The bill contains nearly $62 million for facility upgrades and construction at Hill Air Force Base. That includes $36 million for an F-22A maintenance facility, $20.4 million for a hydrant fuel system and $5.4 million for a new fire station.

Camp Williams would receive $17.5 million for an ammunition supply point.

"As the Department of Defense continues to rely heavily on these Utah bases, it is important that they have up-to-date facilities and the resources they need," said Sen. Bob Bennett, R-Utah, a member of the Appropriations Committee.

Bennett, the ranking Republican on the Appropriations subcommittee that oversees agriculture, won funding for many Utah projects, including $5.5 million to support the design and preliminary stages of construction for a new Agriculture Research Center at Utah State University.

Besides that, USU received nearly another $6 million for a variety of research indicatives from drought management to wildlife-damage management and natural-resource conservation.

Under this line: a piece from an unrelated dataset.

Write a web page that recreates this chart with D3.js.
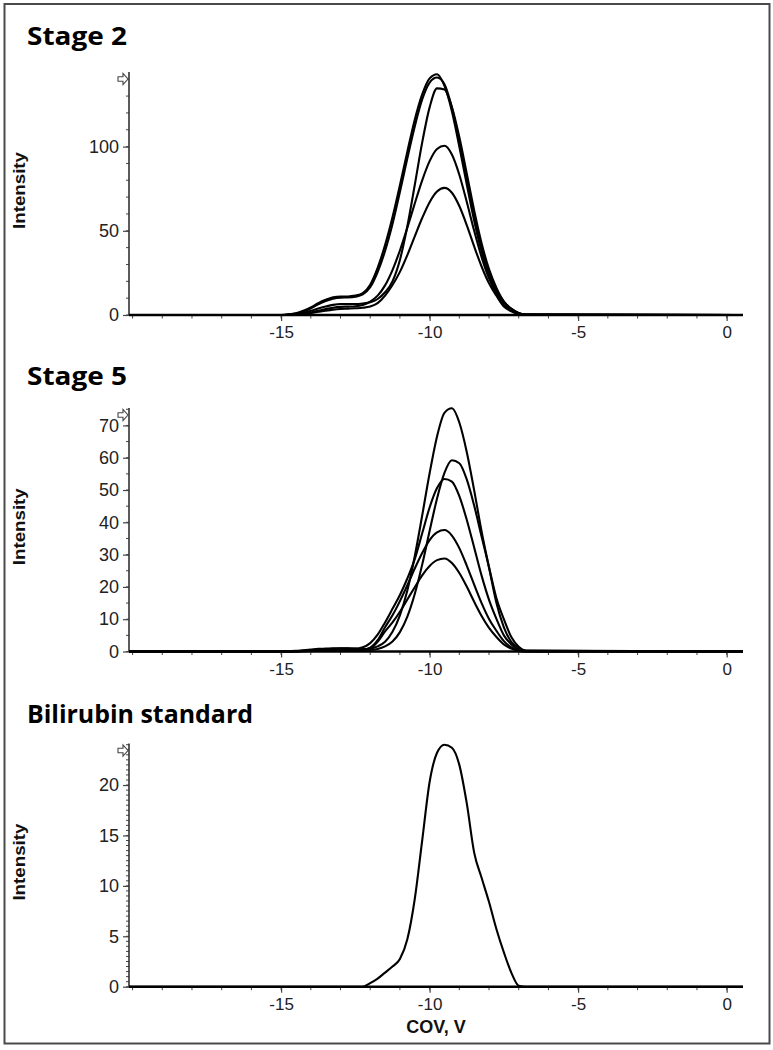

Other funding includes $1.1 million to control Mormon crickets in Utah; $182,000 to continue research on chronic wasting disease affecting deer and elk in Utah and the West, $559,000 for research involving the University of Utah to predict how patients respond to drugs used to treat heart failure, $251,000 for a pilot project to protect ground water from concentrated animal feed operation wastes and $2.6 million for the Utah Conservation Initiative.